- **STATED EXERCISE**
Return only the lines from the top of the material through the line marked by "from matplotlib.ticker import", unaltered.

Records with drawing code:
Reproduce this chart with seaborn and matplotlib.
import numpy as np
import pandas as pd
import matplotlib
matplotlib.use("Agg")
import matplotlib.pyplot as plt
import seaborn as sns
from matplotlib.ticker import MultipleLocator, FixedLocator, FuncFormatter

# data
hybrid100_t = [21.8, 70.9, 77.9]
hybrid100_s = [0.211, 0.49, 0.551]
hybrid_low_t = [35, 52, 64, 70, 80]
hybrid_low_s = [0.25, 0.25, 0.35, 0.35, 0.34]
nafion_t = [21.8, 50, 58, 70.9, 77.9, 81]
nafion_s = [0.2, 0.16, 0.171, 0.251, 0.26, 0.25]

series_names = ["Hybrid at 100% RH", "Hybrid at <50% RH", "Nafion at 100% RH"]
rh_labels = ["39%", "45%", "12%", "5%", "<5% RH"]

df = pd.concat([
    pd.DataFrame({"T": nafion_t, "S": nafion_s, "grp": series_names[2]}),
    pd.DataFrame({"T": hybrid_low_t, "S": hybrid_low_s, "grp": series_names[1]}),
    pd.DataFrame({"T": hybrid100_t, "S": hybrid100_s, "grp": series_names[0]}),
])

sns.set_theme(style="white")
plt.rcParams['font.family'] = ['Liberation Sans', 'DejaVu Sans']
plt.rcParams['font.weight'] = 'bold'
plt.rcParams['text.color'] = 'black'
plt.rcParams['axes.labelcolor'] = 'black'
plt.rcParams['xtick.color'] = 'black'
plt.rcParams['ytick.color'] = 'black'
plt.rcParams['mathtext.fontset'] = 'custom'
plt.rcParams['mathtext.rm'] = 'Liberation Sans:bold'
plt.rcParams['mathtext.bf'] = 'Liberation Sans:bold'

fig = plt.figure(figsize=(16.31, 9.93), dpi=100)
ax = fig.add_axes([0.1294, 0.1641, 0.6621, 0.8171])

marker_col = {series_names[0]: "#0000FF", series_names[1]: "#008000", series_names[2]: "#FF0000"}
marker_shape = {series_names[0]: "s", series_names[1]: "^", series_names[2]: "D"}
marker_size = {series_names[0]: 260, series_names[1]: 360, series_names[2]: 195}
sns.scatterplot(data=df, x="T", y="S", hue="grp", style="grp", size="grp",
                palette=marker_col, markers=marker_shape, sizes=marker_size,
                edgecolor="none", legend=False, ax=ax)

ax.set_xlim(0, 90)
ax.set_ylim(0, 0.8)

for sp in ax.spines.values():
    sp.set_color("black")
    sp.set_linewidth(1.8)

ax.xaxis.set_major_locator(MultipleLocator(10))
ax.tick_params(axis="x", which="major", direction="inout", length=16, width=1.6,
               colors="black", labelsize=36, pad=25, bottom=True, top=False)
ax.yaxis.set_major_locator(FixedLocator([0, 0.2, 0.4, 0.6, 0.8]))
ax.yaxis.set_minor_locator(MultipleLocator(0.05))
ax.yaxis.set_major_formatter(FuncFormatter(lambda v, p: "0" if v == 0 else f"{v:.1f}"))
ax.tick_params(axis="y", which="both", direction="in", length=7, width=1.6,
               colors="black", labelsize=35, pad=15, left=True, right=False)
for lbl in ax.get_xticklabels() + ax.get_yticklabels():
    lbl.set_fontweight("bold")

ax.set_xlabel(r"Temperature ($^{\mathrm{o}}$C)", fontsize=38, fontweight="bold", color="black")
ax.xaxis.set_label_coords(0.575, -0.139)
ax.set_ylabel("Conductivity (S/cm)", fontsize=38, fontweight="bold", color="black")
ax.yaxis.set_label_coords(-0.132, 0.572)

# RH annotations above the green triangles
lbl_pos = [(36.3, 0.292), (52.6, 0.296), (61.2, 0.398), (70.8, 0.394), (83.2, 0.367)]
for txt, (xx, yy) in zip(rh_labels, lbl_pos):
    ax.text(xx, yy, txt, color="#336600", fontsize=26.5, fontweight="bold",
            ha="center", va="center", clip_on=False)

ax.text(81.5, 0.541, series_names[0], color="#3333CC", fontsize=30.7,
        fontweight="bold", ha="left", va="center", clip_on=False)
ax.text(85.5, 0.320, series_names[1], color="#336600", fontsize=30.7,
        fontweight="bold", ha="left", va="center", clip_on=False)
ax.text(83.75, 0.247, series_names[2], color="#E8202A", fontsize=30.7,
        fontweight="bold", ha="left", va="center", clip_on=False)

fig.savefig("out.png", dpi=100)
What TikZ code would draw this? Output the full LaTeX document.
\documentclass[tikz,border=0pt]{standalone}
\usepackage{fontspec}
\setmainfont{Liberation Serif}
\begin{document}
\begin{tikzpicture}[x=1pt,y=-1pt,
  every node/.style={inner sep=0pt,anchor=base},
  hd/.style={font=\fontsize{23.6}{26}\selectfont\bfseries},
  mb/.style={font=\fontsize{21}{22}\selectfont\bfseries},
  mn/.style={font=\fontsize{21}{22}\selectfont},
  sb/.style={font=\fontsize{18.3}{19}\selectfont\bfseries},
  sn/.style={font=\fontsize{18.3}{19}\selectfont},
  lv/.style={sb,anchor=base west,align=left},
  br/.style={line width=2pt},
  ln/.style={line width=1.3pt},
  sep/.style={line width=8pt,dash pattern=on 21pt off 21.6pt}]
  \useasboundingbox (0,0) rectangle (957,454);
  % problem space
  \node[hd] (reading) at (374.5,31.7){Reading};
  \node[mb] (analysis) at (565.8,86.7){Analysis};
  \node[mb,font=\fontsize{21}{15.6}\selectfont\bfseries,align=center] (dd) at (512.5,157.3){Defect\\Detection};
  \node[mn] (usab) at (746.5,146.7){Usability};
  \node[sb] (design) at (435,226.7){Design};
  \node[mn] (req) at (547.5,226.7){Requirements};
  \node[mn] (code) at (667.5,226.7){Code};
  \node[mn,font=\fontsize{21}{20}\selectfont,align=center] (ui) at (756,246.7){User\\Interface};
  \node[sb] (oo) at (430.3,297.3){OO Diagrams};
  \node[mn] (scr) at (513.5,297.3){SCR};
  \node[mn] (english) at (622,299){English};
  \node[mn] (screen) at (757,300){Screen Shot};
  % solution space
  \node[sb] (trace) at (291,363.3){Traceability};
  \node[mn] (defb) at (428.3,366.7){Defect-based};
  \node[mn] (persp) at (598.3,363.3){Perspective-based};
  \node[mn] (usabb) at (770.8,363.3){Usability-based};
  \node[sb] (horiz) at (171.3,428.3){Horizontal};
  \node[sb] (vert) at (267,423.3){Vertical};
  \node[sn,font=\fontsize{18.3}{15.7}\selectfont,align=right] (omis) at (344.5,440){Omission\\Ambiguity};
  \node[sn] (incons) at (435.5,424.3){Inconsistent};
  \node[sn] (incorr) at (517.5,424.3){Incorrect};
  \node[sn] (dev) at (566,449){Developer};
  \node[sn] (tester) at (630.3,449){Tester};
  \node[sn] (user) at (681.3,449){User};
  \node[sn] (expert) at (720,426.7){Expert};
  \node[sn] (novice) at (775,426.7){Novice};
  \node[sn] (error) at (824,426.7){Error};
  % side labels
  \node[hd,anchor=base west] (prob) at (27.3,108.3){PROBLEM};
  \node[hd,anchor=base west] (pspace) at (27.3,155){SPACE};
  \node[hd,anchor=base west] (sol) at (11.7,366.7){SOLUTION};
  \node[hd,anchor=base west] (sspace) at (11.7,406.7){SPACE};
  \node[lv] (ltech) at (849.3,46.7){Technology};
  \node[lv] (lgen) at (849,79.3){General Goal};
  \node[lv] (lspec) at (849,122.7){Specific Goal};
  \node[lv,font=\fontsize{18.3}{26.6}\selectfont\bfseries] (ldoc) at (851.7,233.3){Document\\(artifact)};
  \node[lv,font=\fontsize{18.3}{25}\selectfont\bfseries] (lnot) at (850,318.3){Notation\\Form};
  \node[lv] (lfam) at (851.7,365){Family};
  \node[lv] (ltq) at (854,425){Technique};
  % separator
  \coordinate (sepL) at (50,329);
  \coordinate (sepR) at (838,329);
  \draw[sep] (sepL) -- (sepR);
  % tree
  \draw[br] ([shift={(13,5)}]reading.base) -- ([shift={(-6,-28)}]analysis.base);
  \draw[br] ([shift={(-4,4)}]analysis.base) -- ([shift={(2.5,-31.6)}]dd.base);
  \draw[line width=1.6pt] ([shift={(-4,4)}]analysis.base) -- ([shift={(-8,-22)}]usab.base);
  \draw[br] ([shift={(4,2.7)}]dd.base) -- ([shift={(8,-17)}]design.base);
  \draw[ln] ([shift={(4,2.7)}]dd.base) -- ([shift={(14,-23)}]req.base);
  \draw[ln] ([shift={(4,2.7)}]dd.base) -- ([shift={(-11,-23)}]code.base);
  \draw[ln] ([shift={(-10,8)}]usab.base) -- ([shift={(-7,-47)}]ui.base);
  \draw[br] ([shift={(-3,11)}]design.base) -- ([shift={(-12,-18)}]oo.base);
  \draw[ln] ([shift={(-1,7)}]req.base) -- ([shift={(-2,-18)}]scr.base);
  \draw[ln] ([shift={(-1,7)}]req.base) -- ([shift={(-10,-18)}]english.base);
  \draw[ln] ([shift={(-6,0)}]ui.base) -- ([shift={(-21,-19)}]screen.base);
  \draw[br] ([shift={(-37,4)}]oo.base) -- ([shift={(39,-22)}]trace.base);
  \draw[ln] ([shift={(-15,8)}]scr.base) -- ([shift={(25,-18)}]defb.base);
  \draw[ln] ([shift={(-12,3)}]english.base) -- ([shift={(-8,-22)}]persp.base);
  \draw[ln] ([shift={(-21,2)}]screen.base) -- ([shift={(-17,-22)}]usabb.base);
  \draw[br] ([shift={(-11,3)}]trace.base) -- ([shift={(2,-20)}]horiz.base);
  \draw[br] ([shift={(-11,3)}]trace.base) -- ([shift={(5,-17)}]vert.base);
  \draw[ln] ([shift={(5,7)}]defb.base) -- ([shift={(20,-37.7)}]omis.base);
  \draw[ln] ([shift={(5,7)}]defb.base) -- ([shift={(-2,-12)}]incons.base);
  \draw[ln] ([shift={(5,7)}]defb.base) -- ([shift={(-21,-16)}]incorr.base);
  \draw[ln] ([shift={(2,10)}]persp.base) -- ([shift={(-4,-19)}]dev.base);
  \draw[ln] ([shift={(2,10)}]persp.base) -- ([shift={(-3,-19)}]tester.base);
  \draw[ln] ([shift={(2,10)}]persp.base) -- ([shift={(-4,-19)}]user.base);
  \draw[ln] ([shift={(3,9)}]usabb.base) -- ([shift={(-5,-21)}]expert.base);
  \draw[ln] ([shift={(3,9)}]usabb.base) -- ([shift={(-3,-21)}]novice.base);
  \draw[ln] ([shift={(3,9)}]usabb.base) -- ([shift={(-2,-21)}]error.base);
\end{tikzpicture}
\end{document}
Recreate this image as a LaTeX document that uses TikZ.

- **WRITTEN SOLUTION**
Reproduce this chart with seaborn and matplotlib.
import numpy as np
import pandas as pd
import matplotlib
matplotlib.use("Agg")
import matplotlib.pyplot as plt
import seaborn as sns
from matplotlib.ticker import MultipleLocator, FixedLocator, FuncFormatter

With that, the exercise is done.